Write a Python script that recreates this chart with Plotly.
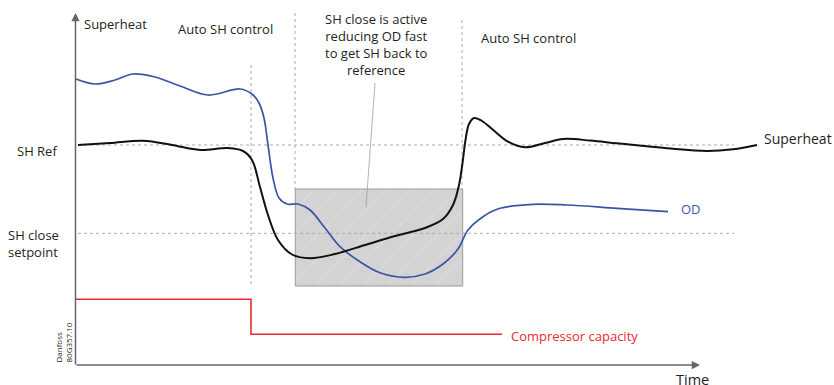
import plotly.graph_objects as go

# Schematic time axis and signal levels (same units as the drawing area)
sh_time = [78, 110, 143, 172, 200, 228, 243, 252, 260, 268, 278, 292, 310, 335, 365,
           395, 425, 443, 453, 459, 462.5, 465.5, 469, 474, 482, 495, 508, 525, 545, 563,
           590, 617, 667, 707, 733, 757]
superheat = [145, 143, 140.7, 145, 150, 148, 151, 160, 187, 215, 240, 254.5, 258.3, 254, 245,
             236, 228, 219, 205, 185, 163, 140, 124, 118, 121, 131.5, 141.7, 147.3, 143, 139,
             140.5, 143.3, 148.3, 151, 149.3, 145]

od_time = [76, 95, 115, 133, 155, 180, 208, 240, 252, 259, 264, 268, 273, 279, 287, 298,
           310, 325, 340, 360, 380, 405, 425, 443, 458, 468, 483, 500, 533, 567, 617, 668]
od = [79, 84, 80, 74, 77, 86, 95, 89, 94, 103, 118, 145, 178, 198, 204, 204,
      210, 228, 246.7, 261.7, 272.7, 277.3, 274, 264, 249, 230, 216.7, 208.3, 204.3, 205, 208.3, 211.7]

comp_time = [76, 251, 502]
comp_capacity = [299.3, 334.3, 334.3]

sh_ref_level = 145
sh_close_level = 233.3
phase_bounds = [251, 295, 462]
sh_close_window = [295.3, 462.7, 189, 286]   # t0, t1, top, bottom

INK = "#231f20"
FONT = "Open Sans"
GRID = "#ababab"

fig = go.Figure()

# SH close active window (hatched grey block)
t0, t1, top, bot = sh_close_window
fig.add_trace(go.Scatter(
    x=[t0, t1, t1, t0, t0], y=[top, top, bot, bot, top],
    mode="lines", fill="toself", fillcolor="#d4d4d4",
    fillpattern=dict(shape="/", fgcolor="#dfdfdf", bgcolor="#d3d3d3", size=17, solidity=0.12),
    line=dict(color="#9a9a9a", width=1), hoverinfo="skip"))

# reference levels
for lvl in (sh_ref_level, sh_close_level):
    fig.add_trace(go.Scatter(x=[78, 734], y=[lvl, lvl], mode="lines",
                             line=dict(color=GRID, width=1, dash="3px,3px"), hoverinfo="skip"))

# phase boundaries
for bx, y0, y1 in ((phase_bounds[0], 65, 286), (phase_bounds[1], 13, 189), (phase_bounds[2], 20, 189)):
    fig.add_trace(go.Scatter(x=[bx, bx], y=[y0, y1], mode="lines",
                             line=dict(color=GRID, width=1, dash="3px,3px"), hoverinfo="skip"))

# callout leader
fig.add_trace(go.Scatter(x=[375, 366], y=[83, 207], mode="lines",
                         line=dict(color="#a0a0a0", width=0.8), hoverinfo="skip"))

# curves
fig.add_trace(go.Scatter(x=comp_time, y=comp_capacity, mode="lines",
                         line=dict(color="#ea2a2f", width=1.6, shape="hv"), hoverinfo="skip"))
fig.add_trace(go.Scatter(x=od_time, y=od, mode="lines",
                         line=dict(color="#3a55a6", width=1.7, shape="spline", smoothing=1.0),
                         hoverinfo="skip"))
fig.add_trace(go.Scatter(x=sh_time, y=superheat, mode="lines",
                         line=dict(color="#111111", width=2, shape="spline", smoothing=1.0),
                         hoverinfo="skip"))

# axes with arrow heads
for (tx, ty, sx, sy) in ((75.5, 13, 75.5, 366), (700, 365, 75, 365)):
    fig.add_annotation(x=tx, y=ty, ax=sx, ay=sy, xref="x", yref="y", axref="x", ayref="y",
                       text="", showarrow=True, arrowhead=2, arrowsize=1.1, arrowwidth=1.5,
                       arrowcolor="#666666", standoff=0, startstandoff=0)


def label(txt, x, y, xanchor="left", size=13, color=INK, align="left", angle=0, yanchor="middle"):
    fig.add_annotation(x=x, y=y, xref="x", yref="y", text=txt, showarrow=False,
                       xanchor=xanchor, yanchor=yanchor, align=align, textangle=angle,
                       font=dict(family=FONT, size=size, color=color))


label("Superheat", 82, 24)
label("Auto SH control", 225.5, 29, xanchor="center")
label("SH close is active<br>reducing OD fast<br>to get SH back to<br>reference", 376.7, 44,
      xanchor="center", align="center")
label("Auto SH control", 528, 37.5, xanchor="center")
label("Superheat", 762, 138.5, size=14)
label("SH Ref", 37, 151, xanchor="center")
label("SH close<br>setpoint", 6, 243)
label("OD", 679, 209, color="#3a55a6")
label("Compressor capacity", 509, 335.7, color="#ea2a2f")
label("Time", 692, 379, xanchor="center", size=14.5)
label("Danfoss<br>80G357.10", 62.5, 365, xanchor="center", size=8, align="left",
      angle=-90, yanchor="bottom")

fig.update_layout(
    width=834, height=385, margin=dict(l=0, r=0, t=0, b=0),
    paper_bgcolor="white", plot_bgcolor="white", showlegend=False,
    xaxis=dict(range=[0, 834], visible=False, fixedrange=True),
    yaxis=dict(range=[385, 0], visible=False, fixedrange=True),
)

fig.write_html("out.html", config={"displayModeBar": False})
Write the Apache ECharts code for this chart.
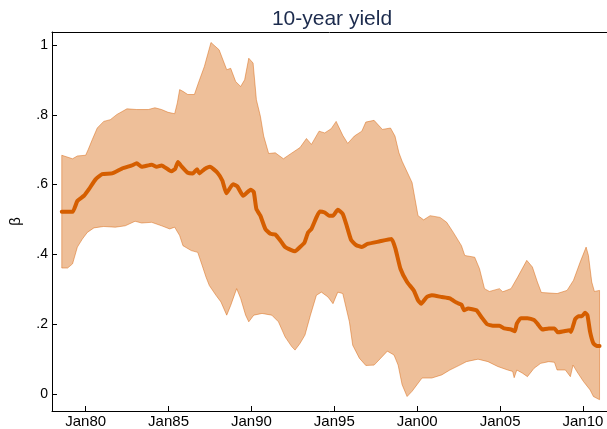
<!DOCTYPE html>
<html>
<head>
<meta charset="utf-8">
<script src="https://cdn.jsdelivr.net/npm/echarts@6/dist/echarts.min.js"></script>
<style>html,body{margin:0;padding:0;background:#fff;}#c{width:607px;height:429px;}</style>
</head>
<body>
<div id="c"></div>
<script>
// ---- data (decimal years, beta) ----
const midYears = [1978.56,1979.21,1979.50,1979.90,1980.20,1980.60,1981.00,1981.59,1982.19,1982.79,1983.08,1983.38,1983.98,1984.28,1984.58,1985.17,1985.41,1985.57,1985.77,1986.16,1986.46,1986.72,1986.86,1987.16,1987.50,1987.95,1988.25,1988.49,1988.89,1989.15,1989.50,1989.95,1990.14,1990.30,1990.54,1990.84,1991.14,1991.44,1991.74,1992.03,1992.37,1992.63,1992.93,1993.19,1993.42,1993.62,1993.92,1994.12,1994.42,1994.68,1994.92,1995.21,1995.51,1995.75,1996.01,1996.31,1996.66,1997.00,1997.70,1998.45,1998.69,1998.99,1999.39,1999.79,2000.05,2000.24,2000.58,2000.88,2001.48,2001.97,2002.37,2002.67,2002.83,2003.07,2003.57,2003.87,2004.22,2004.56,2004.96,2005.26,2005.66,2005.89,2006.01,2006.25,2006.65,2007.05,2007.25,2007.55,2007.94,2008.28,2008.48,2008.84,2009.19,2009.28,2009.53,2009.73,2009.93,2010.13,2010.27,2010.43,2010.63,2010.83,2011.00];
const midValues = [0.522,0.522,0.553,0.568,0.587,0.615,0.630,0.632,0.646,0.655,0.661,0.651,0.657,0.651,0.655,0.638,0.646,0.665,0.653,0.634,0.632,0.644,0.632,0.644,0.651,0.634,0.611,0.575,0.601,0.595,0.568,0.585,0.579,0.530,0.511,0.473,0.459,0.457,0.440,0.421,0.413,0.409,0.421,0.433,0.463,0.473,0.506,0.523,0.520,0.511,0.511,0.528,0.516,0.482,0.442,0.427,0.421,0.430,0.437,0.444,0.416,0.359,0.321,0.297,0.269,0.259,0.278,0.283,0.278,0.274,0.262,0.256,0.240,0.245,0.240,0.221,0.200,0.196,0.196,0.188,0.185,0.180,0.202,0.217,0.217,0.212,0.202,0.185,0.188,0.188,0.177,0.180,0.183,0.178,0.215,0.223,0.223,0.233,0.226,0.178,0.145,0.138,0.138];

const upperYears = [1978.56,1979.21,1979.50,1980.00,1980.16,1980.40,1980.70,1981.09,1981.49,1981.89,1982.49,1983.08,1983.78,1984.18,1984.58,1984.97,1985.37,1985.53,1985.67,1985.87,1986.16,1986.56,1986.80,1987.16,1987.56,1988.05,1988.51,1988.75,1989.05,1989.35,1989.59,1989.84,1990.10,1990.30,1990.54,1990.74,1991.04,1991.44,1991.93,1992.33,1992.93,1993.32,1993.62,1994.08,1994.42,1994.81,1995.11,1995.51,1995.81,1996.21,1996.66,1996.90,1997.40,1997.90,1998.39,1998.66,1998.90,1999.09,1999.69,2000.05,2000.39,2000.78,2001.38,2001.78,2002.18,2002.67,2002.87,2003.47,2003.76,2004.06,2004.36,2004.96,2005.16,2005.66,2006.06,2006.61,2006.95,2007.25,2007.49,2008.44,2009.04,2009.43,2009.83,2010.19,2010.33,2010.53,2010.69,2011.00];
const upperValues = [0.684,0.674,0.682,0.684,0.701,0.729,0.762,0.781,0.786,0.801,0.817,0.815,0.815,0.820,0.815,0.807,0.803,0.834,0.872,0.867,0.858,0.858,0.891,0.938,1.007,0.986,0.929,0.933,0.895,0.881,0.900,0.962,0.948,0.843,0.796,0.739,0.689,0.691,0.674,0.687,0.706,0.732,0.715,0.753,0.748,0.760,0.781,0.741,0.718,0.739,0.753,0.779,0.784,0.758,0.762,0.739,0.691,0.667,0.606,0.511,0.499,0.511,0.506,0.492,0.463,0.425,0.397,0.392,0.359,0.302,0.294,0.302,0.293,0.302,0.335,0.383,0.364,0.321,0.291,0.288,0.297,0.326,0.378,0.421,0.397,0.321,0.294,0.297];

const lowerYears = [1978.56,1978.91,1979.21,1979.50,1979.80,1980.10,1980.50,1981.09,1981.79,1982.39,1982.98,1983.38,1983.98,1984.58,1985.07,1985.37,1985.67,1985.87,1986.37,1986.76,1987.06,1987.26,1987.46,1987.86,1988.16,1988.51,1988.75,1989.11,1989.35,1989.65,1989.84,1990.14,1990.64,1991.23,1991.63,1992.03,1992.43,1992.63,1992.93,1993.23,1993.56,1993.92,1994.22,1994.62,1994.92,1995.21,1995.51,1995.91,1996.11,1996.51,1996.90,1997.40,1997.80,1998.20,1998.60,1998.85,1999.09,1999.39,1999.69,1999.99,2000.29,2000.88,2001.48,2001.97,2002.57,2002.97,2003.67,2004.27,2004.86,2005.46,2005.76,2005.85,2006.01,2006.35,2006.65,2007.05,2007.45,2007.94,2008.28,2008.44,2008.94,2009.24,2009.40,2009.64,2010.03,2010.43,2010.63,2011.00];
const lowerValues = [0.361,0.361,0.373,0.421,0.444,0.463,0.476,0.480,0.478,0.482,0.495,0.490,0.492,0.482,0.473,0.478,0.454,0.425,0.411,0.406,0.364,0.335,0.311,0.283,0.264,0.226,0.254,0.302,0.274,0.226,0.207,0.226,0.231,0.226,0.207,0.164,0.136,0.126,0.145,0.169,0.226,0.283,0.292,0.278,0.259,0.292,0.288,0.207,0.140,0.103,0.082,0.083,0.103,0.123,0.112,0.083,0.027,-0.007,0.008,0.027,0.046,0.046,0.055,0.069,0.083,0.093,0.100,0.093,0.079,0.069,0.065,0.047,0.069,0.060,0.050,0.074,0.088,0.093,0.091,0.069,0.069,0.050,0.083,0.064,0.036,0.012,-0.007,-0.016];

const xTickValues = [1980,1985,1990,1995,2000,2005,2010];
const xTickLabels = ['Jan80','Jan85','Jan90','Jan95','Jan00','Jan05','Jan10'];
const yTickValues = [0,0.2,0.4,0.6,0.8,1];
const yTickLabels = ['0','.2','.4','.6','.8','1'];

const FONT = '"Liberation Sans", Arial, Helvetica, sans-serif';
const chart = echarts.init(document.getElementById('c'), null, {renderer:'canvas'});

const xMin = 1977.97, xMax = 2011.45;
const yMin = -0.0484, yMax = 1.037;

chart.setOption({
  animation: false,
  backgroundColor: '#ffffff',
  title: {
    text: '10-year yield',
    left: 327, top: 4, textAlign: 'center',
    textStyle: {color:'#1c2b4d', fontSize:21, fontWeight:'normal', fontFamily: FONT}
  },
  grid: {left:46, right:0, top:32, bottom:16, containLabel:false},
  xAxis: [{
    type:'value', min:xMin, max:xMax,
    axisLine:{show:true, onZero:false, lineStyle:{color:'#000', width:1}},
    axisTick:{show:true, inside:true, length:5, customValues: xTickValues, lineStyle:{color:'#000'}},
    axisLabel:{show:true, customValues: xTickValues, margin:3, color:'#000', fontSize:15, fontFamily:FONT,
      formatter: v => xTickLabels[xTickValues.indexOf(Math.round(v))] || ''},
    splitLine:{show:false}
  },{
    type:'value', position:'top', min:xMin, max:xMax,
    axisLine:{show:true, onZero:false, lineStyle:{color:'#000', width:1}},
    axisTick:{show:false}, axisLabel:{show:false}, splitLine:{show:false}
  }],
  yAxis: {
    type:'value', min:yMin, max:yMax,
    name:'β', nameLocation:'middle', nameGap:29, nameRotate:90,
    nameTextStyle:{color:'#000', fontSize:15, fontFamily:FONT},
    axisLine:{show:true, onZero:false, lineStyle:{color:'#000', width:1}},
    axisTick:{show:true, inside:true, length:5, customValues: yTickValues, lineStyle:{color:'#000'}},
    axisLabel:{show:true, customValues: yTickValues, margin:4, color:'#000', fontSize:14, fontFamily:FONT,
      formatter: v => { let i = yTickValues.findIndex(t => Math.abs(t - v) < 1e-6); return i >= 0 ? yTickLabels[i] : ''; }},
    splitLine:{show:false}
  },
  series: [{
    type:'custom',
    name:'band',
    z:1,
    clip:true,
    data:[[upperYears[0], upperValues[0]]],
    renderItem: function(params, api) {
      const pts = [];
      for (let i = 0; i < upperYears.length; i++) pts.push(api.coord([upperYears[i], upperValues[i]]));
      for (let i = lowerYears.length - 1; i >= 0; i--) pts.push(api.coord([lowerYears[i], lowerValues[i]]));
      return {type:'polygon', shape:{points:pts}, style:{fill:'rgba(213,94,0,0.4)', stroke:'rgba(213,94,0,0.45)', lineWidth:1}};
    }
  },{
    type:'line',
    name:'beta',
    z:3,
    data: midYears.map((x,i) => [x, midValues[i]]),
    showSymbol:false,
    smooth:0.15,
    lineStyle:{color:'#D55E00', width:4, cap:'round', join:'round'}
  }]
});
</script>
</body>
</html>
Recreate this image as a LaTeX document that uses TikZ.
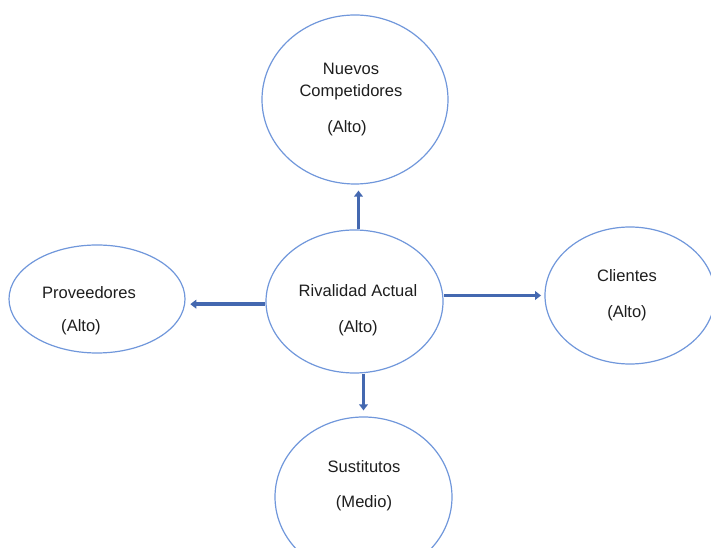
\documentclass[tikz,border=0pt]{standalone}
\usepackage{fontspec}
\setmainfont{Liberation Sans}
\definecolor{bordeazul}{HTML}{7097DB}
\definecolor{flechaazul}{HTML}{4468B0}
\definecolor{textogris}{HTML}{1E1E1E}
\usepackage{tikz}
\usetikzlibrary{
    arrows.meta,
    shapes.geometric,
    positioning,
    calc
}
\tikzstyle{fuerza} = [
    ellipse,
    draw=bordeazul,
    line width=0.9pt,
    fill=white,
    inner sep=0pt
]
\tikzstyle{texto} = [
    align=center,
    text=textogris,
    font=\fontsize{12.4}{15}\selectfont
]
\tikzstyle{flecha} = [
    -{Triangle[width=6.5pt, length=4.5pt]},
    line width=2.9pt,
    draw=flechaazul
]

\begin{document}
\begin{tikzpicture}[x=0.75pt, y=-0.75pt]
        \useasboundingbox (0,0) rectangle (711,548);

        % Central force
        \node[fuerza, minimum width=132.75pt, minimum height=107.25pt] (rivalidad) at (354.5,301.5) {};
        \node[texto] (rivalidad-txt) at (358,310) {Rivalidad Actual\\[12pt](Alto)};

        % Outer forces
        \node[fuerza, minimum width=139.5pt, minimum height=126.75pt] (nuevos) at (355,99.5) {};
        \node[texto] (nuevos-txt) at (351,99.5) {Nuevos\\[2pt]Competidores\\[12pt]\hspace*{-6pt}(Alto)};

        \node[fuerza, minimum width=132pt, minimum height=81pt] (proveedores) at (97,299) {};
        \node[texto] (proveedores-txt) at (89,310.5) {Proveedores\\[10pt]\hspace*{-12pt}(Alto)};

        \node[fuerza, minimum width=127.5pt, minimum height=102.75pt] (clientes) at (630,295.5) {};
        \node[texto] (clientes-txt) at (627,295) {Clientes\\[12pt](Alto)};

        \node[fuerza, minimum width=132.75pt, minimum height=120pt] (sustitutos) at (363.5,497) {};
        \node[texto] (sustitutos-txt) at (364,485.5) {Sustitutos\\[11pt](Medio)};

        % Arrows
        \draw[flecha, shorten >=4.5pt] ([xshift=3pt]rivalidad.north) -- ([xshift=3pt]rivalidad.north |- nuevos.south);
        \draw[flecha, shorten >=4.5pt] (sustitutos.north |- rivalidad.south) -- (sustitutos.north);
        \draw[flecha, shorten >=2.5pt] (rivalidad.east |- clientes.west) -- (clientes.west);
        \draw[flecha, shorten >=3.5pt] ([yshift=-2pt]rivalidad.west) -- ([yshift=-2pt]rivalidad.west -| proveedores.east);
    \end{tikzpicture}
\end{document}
==*==
Please reproduce the listing exactly from its opening line through the line that contains "comp_capacity = [299.3, 334.3, 334.3]", both included, with all pictures omitted.

EXERCISE OUTPUT:
Write a Python script that recreates this chart with Plotly.
import plotly.graph_objects as go

# Schematic time axis and signal levels (same units as the drawing area)
sh_time = [78, 110, 143, 172, 200, 228, 243, 252, 260, 268, 278, 292, 310, 335, 365,
           395, 425, 443, 453, 459, 462.5, 465.5, 469, 474, 482, 495, 508, 525, 545, 563,
           590, 617, 667, 707, 733, 757]
superheat = [145, 143, 140.7, 145, 150, 148, 151, 160, 187, 215, 240, 254.5, 258.3, 254, 245,
             236, 228, 219, 205, 185, 163, 140, 124, 118, 121, 131.5, 141.7, 147.3, 143, 139,
             140.5, 143.3, 148.3, 151, 149.3, 145]

od_time = [76, 95, 115, 133, 155, 180, 208, 240, 252, 259, 264, 268, 273, 279, 287, 298,
           310, 325, 340, 360, 380, 405, 425, 443, 458, 468, 483, 500, 533, 567, 617, 668]
od = [79, 84, 80, 74, 77, 86, 95, 89, 94, 103, 118, 145, 178, 198, 204, 204,
      210, 228, 246.7, 261.7, 272.7, 277.3, 274, 264, 249, 230, 216.7, 208.3, 204.3, 205, 208.3, 211.7]

comp_time = [76, 251, 502]
comp_capacity = [299.3, 334.3, 334.3]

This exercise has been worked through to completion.